PROBLEM TO SOLVE: Please output every line of the material as it stands, without the pictures.

MATERIAL PROVIDED:
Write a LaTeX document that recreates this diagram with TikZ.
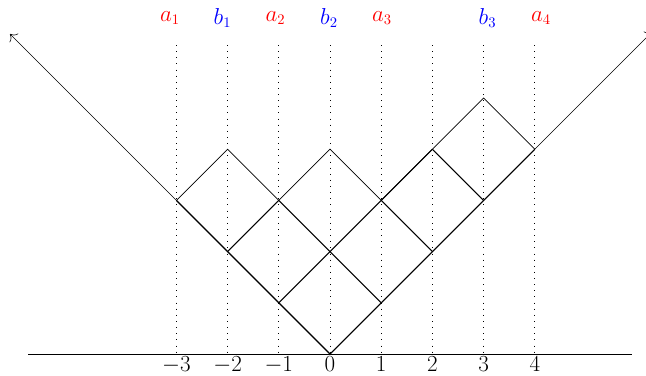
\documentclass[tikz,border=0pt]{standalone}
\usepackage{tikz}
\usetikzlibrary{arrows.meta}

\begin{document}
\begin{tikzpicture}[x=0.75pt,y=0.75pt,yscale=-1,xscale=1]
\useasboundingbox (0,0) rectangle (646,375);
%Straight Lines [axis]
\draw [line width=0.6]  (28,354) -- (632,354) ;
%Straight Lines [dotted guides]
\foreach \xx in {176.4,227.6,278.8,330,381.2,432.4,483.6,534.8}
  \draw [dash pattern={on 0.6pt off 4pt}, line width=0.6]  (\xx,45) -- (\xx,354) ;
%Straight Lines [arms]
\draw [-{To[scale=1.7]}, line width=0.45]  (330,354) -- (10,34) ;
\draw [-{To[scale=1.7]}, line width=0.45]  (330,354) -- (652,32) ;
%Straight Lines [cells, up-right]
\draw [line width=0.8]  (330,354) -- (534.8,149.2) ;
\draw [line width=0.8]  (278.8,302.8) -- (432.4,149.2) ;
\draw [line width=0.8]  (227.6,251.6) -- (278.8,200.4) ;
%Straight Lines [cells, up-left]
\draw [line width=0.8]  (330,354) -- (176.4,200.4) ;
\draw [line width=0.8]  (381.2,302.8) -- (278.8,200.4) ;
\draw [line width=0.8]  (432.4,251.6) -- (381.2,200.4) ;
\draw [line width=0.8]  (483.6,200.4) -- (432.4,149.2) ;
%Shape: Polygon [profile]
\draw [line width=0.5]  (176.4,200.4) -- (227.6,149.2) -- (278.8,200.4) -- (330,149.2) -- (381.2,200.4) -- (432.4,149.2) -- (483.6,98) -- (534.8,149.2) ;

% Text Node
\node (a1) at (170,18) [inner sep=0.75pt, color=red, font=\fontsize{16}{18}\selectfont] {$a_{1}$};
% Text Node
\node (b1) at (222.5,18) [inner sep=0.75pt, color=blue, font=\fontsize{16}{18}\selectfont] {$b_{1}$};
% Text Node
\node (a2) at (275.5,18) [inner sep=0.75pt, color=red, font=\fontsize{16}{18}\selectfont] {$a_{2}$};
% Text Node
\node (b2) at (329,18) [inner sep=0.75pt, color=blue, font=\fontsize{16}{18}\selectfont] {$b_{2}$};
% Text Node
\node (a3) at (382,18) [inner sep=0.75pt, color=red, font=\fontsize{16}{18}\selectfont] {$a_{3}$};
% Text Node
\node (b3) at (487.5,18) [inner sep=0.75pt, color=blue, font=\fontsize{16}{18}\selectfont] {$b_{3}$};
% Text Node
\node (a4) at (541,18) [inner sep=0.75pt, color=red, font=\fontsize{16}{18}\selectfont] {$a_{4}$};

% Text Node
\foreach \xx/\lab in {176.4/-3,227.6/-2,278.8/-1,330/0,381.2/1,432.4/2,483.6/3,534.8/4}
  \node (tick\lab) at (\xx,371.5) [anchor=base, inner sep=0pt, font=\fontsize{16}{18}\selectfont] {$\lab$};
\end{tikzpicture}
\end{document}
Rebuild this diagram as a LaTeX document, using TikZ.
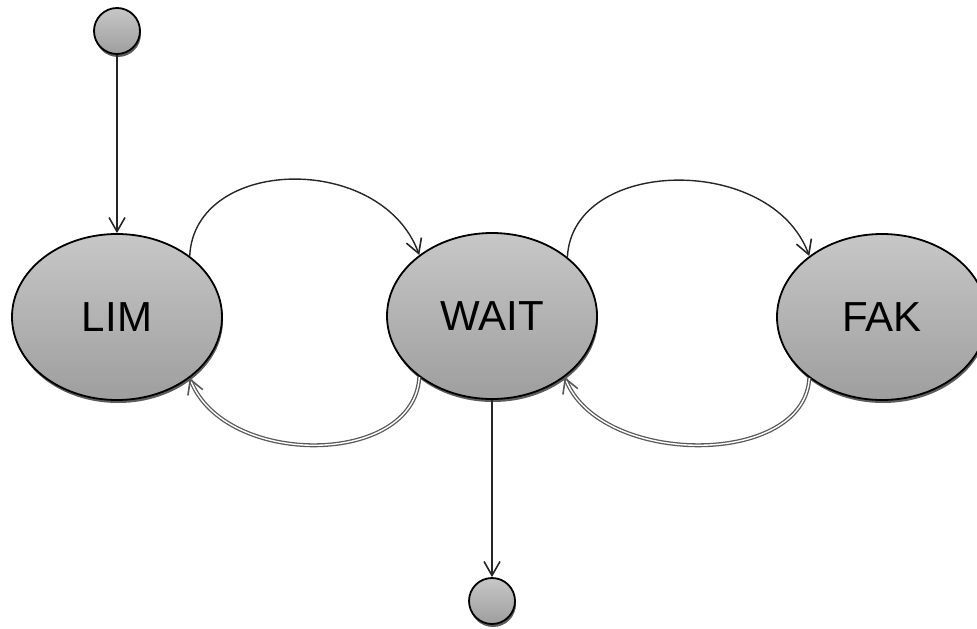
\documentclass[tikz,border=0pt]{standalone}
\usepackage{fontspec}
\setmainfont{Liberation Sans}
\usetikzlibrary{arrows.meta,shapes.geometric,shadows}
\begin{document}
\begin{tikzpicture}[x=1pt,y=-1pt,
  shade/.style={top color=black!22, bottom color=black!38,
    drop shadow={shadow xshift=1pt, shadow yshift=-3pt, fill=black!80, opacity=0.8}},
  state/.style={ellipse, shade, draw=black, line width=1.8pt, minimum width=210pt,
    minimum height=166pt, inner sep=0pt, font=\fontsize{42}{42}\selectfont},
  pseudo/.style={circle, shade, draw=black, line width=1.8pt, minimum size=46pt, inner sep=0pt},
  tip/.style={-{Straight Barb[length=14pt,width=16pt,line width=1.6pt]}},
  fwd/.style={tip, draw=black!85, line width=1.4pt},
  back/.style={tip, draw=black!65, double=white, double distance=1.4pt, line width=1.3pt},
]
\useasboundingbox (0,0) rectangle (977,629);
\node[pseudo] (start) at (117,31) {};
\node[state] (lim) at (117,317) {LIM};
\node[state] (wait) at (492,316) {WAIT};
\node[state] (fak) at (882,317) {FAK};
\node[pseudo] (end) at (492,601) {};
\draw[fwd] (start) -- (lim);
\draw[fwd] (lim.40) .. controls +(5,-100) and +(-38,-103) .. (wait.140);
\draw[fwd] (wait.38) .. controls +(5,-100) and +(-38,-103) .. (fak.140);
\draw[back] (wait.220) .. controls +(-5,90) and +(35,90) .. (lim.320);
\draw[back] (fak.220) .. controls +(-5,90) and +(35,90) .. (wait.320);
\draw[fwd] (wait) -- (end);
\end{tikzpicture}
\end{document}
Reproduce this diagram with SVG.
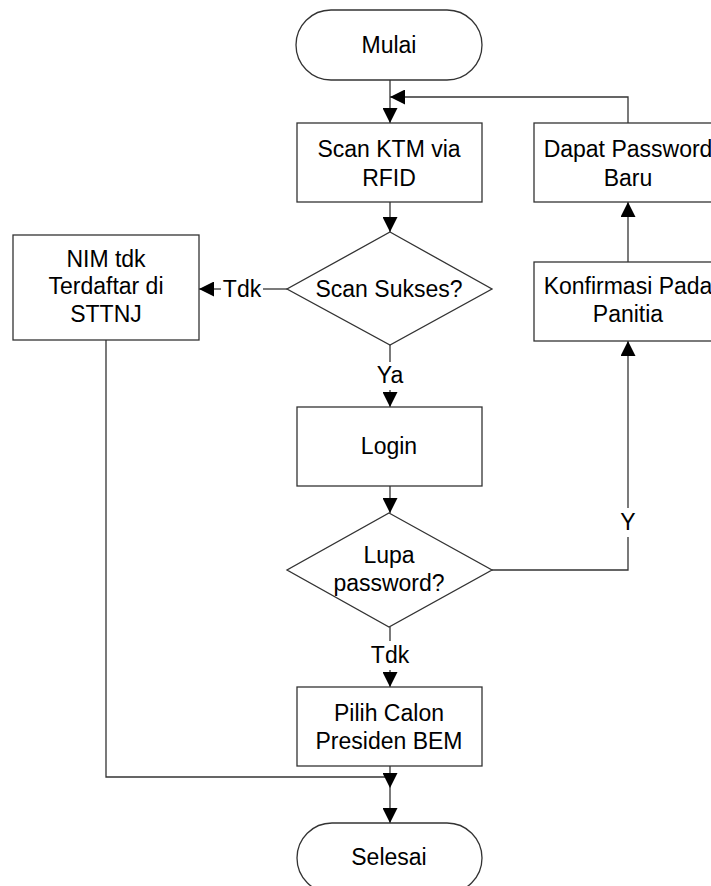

EXPECTED ANSWER:
Write a LaTeX document that recreates this diagram with TikZ.
\documentclass[tikz,border=0pt]{standalone}
\usepackage{tikz}
\usetikzlibrary{arrows.meta}

\begin{document}
\begin{tikzpicture}[x=0.75pt,y=0.75pt,yscale=-1,xscale=1]
\useasboundingbox (0,0) rectangle (646,375);
%Straight Lines [axis]
\draw [line width=0.6]  (28,354) -- (632,354) ;
%Straight Lines [dotted guides]
\foreach \xx in {176.4,227.6,278.8,330,381.2,432.4,483.6,534.8}
  \draw [dash pattern={on 0.6pt off 4pt}, line width=0.6]  (\xx,45) -- (\xx,354) ;
%Straight Lines [arms]
\draw [-{To[scale=1.7]}, line width=0.45]  (330,354) -- (10,34) ;
\draw [-{To[scale=1.7]}, line width=0.45]  (330,354) -- (652,32) ;
%Straight Lines [cells, up-right]
\draw [line width=0.8]  (330,354) -- (534.8,149.2) ;
\draw [line width=0.8]  (278.8,302.8) -- (432.4,149.2) ;
\draw [line width=0.8]  (227.6,251.6) -- (278.8,200.4) ;
%Straight Lines [cells, up-left]
\draw [line width=0.8]  (330,354) -- (176.4,200.4) ;
\draw [line width=0.8]  (381.2,302.8) -- (278.8,200.4) ;
\draw [line width=0.8]  (432.4,251.6) -- (381.2,200.4) ;
\draw [line width=0.8]  (483.6,200.4) -- (432.4,149.2) ;
%Shape: Polygon [profile]
\draw [line width=0.5]  (176.4,200.4) -- (227.6,149.2) -- (278.8,200.4) -- (330,149.2) -- (381.2,200.4) -- (432.4,149.2) -- (483.6,98) -- (534.8,149.2) ;

% Text Node
\node (a1) at (170,18) [inner sep=0.75pt, color=red, font=\fontsize{16}{18}\selectfont] {$a_{1}$};
% Text Node
\node (b1) at (222.5,18) [inner sep=0.75pt, color=blue, font=\fontsize{16}{18}\selectfont] {$b_{1}$};
% Text Node
\node (a2) at (275.5,18) [inner sep=0.75pt, color=red, font=\fontsize{16}{18}\selectfont] {$a_{2}$};
% Text Node
\node (b2) at (329,18) [inner sep=0.75pt, color=blue, font=\fontsize{16}{18}\selectfont] {$b_{2}$};
% Text Node
\node (a3) at (382,18) [inner sep=0.75pt, color=red, font=\fontsize{16}{18}\selectfont] {$a_{3}$};
% Text Node
\node (b3) at (487.5,18) [inner sep=0.75pt, color=blue, font=\fontsize{16}{18}\selectfont] {$b_{3}$};
% Text Node
\node (a4) at (541,18) [inner sep=0.75pt, color=red, font=\fontsize{16}{18}\selectfont] {$a_{4}$};

% Text Node
\foreach \xx/\lab in {176.4/-3,227.6/-2,278.8/-1,330/0,381.2/1,432.4/2,483.6/3,534.8/4}
  \node (tick\lab) at (\xx,371.5) [anchor=base, inner sep=0pt, font=\fontsize{16}{18}\selectfont] {$\lab$};
\end{tikzpicture}
\end{document}
Rebuild this diagram as a LaTeX document, using TikZ.
\documentclass[tikz,border=0pt]{standalone}
\usepackage{fontspec}
\setmainfont{Liberation Sans}
\usetikzlibrary{arrows.meta,shapes.geometric,shadows}
\begin{document}
\begin{tikzpicture}[x=1pt,y=-1pt,
  shade/.style={top color=black!22, bottom color=black!38,
    drop shadow={shadow xshift=1pt, shadow yshift=-3pt, fill=black!80, opacity=0.8}},
  state/.style={ellipse, shade, draw=black, line width=1.8pt, minimum width=210pt,
    minimum height=166pt, inner sep=0pt, font=\fontsize{42}{42}\selectfont},
  pseudo/.style={circle, shade, draw=black, line width=1.8pt, minimum size=46pt, inner sep=0pt},
  tip/.style={-{Straight Barb[length=14pt,width=16pt,line width=1.6pt]}},
  fwd/.style={tip, draw=black!85, line width=1.4pt},
  back/.style={tip, draw=black!65, double=white, double distance=1.4pt, line width=1.3pt},
]
\useasboundingbox (0,0) rectangle (977,629);
\node[pseudo] (start) at (117,31) {};
\node[state] (lim) at (117,317) {LIM};
\node[state] (wait) at (492,316) {WAIT};
\node[state] (fak) at (882,317) {FAK};
\node[pseudo] (end) at (492,601) {};
\draw[fwd] (start) -- (lim);
\draw[fwd] (lim.40) .. controls +(5,-100) and +(-38,-103) .. (wait.140);
\draw[fwd] (wait.38) .. controls +(5,-100) and +(-38,-103) .. (fak.140);
\draw[back] (wait.220) .. controls +(-5,90) and +(35,90) .. (lim.320);
\draw[back] (fak.220) .. controls +(-5,90) and +(35,90) .. (wait.320);
\draw[fwd] (wait) -- (end);
\end{tikzpicture}
\end{document}
Reproduce this diagram with SVG.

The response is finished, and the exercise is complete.